## START
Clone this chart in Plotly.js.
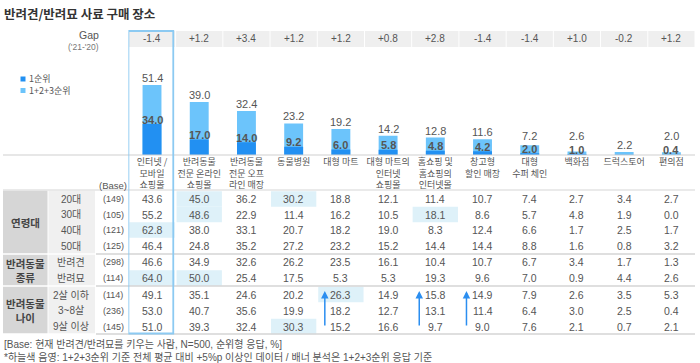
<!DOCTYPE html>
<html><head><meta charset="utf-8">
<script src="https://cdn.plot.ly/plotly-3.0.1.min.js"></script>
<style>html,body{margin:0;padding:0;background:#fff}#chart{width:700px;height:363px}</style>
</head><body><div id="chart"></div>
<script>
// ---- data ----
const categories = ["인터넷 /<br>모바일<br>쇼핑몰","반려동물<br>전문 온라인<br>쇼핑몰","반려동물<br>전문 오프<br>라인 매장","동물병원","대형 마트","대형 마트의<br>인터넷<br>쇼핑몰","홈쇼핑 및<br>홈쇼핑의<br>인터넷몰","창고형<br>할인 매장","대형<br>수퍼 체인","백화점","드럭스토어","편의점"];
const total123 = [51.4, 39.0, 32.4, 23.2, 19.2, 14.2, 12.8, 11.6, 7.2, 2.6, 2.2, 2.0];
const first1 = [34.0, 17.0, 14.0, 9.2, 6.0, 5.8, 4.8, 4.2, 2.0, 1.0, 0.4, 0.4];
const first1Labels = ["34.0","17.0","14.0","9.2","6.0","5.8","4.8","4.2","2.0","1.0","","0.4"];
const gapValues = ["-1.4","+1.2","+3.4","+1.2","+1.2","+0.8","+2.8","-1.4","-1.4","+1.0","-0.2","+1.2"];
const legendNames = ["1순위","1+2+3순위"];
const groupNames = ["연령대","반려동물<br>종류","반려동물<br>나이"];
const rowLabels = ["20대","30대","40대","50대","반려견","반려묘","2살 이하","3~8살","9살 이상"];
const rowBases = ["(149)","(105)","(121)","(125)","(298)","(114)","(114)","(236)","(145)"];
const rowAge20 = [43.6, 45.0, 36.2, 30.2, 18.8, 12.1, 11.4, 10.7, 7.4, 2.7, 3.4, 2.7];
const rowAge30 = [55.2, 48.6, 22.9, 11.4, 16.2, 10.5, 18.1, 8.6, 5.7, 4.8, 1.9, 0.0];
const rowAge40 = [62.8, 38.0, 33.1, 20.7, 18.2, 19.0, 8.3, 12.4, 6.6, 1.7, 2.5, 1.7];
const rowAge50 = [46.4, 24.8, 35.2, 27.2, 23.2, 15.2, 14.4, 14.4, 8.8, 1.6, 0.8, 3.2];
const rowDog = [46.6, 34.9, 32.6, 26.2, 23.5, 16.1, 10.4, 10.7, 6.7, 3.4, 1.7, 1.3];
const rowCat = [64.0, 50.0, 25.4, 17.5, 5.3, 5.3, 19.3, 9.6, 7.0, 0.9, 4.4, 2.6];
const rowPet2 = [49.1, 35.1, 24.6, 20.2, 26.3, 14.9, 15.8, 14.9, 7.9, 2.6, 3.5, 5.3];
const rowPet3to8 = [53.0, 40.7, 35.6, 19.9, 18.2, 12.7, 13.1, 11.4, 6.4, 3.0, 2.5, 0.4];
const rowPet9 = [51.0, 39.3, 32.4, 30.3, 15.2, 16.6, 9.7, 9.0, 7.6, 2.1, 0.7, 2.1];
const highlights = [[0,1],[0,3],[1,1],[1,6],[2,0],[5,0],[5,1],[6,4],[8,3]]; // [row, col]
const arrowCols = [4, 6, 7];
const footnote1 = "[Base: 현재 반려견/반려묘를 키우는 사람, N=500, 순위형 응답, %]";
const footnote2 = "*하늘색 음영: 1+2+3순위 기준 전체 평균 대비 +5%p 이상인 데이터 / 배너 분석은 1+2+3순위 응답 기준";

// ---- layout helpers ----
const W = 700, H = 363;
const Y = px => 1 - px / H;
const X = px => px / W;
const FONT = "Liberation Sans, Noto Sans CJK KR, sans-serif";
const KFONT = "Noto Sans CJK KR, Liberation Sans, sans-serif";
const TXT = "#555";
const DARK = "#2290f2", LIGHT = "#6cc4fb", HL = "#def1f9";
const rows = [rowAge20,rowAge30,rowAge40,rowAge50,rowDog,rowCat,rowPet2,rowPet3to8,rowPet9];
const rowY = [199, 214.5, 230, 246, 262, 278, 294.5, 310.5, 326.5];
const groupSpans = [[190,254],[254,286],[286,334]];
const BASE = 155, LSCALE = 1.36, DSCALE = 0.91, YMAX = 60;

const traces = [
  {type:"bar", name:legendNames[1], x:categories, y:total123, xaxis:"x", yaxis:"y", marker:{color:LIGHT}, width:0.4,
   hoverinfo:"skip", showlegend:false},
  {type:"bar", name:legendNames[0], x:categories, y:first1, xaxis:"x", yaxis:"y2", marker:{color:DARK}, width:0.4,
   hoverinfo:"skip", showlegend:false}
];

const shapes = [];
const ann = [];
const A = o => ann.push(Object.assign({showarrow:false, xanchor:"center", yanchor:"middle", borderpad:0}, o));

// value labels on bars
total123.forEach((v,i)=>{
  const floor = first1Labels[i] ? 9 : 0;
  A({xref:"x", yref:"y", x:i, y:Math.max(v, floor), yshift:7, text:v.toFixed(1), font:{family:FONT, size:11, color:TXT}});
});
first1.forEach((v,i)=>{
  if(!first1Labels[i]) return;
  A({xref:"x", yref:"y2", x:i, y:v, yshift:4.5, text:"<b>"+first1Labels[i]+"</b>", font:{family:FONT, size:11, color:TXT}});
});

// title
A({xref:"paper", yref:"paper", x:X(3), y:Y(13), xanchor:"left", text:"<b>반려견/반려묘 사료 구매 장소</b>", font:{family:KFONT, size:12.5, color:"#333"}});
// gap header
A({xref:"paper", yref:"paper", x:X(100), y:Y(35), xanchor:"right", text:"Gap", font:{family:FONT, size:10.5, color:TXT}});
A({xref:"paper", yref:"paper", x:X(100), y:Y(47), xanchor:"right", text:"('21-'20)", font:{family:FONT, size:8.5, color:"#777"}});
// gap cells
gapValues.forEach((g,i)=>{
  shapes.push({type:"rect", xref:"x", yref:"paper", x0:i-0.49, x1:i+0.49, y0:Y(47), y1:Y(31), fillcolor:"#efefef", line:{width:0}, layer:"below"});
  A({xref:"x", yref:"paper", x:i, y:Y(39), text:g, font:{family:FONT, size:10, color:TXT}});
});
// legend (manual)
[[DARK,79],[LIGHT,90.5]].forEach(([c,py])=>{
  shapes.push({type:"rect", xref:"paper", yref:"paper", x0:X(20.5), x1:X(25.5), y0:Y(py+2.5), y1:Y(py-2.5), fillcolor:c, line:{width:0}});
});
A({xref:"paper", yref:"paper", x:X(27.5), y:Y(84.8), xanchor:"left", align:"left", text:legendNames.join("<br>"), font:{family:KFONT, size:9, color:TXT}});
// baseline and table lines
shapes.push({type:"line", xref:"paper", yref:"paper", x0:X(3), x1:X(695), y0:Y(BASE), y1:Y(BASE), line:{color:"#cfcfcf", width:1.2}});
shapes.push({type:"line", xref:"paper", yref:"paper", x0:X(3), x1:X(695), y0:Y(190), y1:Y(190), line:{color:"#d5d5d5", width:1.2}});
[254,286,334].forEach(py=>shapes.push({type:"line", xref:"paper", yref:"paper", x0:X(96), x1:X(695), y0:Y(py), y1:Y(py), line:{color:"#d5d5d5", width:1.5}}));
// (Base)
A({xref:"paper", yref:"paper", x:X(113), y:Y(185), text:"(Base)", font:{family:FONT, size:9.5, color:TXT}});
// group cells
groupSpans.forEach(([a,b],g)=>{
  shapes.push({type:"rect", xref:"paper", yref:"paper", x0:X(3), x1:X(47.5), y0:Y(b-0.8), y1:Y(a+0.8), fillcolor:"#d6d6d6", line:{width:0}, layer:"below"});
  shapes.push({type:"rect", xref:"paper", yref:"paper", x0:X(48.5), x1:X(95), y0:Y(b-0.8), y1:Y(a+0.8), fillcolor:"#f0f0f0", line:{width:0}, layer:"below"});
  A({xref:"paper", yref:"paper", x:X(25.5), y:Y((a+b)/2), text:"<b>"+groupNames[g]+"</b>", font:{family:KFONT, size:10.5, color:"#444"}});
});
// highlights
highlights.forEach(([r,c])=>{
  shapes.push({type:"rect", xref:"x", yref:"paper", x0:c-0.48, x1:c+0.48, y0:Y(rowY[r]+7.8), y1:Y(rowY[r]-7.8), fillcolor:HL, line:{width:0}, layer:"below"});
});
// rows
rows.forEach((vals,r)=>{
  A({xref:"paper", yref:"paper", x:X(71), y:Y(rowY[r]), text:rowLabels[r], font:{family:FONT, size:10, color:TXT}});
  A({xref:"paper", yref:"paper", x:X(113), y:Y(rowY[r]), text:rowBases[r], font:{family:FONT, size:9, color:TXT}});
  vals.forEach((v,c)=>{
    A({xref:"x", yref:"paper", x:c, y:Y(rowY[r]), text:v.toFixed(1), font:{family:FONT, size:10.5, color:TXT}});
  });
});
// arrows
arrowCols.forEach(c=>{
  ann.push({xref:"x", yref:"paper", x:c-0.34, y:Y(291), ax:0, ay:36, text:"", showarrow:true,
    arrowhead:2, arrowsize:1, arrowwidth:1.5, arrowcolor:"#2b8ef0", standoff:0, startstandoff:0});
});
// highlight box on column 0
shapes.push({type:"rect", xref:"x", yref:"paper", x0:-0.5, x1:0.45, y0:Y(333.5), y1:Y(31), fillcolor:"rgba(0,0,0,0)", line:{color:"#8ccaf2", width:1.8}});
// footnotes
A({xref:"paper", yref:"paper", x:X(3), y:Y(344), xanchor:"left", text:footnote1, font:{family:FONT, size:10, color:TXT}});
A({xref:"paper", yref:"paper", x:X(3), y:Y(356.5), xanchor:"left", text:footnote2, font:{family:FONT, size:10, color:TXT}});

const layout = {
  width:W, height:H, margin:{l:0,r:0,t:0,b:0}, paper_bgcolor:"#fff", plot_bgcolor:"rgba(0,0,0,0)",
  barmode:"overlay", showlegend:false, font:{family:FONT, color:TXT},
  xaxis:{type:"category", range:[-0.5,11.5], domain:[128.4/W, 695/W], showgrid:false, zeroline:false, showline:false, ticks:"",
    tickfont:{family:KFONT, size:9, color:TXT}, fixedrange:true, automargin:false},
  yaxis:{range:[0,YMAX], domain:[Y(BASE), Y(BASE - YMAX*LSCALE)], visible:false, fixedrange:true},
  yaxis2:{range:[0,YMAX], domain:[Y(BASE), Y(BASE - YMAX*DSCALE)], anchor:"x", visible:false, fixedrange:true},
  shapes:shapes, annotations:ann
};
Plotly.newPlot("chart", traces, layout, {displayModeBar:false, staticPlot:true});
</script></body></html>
## END
» **DIRECTION**:
Copy out every line of the data that includes "chart".

» **EXPECTED ANSWER**:
Clone this chart in Plotly.js.
<style>html,body{margin:0;padding:0;background:#fff}#chart{width:700px;height:363px}</style>
</head><body><div id="chart"></div>
Plotly.newPlot("chart", traces, layout, {displayModeBar:false, staticPlot:true});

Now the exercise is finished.